— BEGIN STORED ROWS —

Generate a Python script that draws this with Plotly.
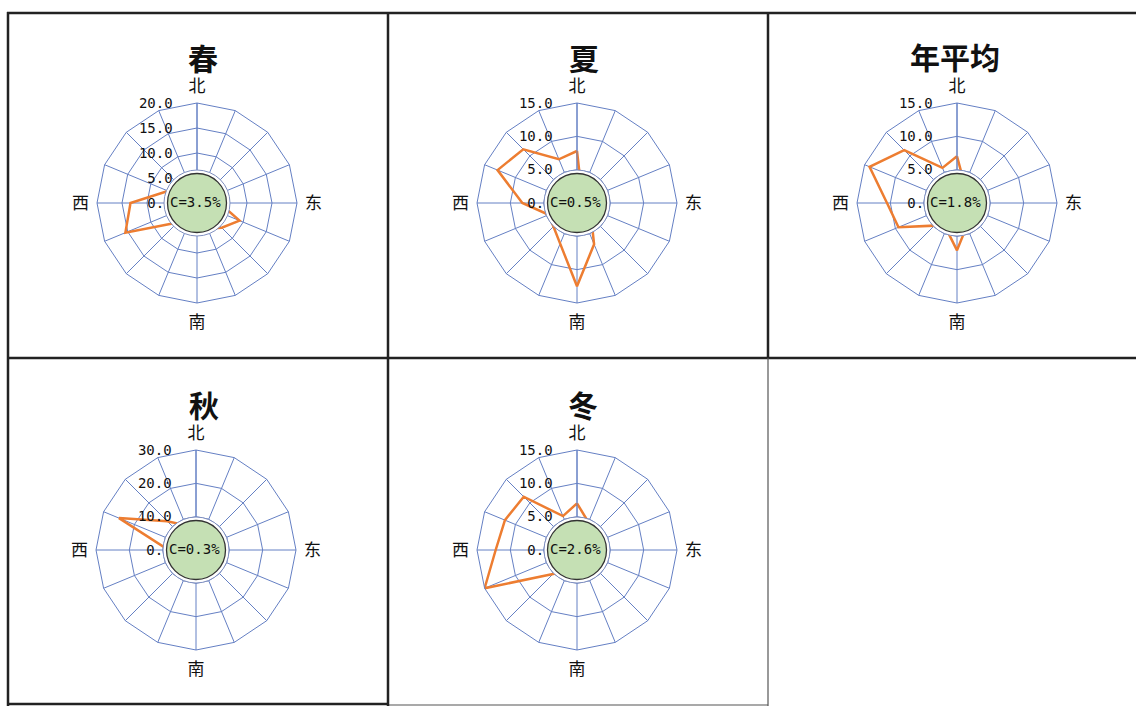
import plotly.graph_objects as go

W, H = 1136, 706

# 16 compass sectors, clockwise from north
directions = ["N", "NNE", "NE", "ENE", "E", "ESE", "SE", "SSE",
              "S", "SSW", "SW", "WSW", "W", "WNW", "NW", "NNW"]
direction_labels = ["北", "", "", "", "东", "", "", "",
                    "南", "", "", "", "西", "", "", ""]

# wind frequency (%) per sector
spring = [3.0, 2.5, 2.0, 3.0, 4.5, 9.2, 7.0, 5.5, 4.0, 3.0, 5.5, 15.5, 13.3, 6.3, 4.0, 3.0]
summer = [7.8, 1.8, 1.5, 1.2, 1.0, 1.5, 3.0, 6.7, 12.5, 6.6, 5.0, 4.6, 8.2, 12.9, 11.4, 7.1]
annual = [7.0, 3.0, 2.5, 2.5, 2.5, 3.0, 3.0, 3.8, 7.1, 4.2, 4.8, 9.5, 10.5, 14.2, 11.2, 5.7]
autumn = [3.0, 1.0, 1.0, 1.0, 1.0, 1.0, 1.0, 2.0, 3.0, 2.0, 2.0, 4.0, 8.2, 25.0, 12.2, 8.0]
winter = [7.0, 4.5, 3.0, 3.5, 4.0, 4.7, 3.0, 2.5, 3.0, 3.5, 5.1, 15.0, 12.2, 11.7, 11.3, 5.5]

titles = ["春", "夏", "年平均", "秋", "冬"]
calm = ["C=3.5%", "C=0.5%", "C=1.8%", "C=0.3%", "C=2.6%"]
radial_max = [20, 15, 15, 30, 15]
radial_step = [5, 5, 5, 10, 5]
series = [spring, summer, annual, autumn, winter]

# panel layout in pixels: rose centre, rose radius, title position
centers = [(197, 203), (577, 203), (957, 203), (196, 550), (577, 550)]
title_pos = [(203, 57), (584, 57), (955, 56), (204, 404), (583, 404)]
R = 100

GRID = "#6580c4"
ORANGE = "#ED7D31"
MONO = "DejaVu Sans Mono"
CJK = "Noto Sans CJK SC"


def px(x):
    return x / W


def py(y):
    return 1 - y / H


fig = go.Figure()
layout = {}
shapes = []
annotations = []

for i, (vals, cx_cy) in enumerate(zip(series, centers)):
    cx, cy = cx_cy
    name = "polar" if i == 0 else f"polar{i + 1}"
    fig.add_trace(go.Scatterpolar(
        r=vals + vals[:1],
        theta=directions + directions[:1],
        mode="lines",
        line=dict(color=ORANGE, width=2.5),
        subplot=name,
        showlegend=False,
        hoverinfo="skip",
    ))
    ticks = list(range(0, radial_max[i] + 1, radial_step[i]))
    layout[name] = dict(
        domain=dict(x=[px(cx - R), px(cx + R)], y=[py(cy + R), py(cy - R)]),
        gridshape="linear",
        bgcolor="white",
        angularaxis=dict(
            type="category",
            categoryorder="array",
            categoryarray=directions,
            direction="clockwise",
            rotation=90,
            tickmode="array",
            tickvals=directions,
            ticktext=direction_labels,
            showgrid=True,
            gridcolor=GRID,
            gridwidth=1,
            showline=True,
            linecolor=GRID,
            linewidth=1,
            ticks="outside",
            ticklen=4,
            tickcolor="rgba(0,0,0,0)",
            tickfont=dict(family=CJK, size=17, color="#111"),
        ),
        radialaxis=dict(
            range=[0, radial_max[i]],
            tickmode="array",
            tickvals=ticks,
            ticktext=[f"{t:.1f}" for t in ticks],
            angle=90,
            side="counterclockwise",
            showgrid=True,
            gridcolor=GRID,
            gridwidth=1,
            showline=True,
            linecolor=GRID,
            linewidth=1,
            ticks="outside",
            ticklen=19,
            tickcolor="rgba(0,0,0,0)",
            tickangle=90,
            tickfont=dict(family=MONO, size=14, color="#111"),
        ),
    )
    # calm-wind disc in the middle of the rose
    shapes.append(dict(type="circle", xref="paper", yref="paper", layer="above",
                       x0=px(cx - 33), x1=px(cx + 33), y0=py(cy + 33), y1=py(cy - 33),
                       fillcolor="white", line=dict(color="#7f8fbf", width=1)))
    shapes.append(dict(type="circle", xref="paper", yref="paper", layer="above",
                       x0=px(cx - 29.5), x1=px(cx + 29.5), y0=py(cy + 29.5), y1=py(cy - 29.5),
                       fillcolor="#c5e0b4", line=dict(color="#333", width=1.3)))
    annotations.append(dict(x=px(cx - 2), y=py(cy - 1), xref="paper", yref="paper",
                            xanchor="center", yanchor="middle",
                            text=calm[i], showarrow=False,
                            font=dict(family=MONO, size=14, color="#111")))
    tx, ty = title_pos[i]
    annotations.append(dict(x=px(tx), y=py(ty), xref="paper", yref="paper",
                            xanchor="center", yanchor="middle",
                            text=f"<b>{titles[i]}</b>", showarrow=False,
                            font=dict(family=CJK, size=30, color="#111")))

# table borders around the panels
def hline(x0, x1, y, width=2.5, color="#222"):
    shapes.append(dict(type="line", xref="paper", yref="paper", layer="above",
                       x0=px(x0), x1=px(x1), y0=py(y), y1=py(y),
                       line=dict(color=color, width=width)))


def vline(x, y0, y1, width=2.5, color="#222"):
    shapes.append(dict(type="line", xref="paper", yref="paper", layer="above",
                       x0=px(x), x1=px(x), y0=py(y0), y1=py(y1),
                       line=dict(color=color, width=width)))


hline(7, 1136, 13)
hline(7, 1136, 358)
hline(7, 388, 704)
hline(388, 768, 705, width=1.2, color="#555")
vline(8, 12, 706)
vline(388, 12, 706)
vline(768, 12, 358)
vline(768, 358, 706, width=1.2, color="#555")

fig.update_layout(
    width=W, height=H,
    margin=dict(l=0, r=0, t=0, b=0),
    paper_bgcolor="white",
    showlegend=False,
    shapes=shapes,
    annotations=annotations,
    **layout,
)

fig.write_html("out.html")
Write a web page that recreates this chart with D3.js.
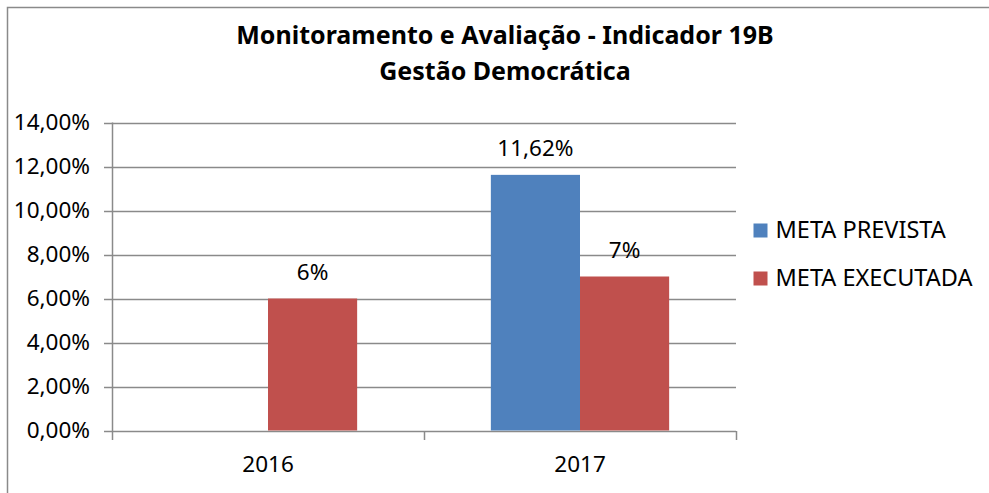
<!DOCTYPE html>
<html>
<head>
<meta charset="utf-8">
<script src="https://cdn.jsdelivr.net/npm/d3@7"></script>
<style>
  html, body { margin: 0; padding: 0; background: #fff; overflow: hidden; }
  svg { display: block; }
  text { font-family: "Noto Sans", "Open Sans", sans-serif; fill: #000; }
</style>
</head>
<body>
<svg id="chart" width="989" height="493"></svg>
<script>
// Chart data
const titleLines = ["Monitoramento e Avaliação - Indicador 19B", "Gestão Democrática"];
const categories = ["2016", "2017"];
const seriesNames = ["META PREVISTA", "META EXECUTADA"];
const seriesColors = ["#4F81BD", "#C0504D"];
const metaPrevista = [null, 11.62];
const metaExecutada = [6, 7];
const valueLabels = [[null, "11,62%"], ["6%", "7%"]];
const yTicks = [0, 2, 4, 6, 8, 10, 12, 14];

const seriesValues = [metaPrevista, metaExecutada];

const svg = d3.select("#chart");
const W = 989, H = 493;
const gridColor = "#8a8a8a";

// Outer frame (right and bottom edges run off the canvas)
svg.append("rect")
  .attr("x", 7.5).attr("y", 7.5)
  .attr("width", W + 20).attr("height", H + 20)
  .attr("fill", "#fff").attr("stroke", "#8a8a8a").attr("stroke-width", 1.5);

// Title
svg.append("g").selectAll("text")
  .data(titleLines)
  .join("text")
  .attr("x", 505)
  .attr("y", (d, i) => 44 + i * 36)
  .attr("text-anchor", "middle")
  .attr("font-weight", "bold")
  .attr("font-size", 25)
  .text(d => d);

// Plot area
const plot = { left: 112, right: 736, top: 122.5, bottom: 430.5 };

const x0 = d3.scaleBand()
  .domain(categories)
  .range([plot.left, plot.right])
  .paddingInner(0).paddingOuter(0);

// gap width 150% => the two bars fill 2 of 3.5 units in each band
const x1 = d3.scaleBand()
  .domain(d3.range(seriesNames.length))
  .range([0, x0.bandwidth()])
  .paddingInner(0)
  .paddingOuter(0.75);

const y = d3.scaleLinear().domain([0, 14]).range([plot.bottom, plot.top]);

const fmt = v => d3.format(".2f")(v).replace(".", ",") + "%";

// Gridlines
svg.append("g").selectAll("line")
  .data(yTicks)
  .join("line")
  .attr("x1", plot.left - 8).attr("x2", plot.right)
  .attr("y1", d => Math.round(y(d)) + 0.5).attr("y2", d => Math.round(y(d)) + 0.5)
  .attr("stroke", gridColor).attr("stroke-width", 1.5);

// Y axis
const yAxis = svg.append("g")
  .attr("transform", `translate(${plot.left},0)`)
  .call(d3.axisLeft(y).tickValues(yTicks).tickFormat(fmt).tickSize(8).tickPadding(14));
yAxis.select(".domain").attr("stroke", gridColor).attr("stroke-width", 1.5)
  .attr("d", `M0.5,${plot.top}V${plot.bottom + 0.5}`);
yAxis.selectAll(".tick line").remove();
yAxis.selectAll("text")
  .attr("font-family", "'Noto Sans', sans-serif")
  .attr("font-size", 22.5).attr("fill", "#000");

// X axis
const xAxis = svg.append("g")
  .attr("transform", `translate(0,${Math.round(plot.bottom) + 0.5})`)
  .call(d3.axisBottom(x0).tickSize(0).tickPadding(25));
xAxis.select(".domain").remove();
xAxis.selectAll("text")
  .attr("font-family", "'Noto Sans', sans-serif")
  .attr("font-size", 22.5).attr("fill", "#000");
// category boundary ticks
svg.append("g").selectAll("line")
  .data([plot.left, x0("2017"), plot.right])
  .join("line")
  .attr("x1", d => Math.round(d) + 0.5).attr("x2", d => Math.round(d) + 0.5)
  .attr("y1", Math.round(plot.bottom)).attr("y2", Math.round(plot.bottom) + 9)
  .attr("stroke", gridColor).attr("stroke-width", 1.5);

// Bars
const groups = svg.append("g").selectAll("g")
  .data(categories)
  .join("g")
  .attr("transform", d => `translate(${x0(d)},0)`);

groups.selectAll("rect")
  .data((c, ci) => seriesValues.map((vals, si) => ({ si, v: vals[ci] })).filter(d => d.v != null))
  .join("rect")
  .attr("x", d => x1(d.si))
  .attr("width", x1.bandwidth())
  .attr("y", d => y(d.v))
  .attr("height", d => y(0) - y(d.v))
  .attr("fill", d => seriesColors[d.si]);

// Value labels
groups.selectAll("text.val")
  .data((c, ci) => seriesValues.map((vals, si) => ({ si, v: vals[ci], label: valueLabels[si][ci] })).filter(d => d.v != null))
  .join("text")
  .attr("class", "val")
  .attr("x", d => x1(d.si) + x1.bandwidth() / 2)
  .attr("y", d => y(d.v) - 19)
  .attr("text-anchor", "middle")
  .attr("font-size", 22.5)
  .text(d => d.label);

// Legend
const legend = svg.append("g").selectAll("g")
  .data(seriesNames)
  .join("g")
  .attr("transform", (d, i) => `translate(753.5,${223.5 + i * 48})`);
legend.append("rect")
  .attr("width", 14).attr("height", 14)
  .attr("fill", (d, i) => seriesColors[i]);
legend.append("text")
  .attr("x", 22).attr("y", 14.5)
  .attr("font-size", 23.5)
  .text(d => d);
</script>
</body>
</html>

— END STORED ROWS —

REQUIRED WORK
Reproduce the records word for word, please, from their first line up to and including the line that contains "W, H = 1136, 706", but no pictures.

OUTPUT FOR THIS EXERCISE
Generate a Python script that draws this with Plotly.
import plotly.graph_objects as go

W, H = 1136, 706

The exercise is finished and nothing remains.